Amazon Business Intelligence Senior Manager Lei Chen and his team are excited for the opportunity to collaborate with Howard University faculty and students on this innovative project.
“This is an excellent opportunity for our engineering students to contribute to Amazon’s state-of-the-art freight modeling framework,” says Dr. Hasnine. “This project is a perfect example of how we use theoretical models to solve complex day-to-day freight operation-related challenges.”
The research project will help develop advanced machine learning and econometric models to tackle newfound freight optimization problems. More specifically, this project focuses on the cold chain implementation in an inbound supply chain network.
Based on their research, the team comprised of undergraduate and graduate civil and environmental engineering and computer science students will create a web-based service for cold chain shippers. The service will allow shippers to send their freight pickup requests and then build optimized execution plans for the inbound process, including freight pickup, DC cross-dock, and delivery to destination facilities.
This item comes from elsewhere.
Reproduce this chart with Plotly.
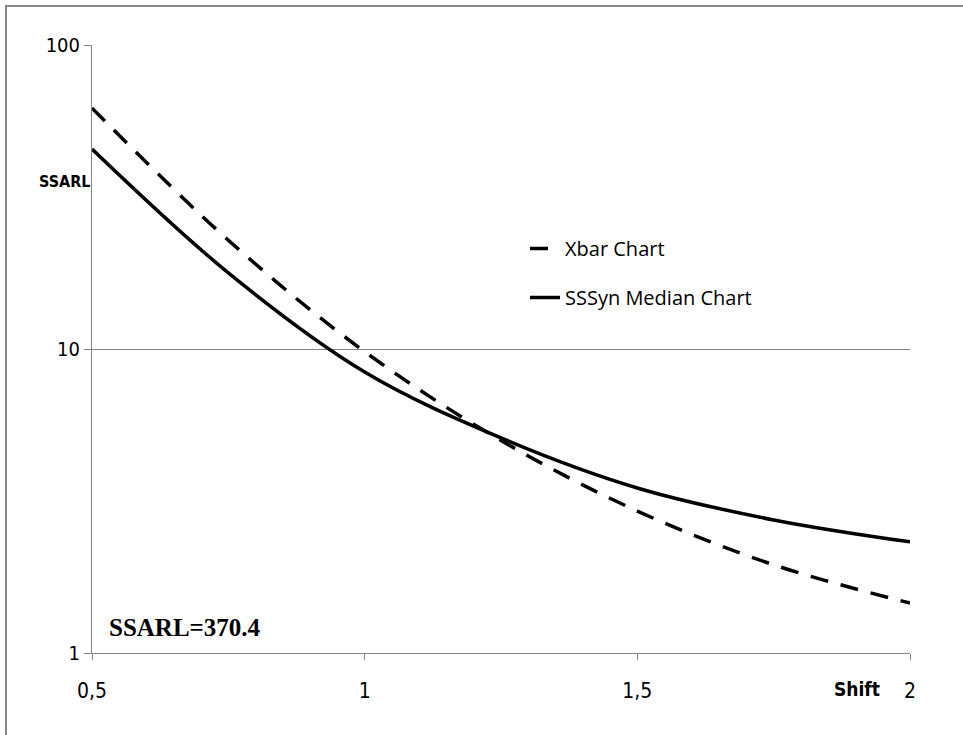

The most cost-efficient route solutions that meet the time, temperature, capacity, and operational constraints will be generated by the web-based service.
“Amazon’s involvement in the VIP at Howard program is significant. Our students will be exposed to a real-world technical problem. With Amazon's technical support and the faculty advisor's supervision, our students can expect to gain the skills and proficiency needed to excel in industry, as well as the soft skills needed for rewarding teamwork in their careers. I hope this project leads to a long-term relationship between Amazon and VIP at Howard,” commented Charles Kim, Ph.D., professor of electrical engineering and VIP at Howard coordinator.
Student researchers will complete various travel demand modeling and supply-chain related coursework during their undergraduate and graduate studies. This project will help students to connect classroom learning to practical and complicated transportation problems. Improvement of ATS’ freight delivery performance is the expected outcome, and the plan is for the solution to be easily applied and transferred to various locations around the US.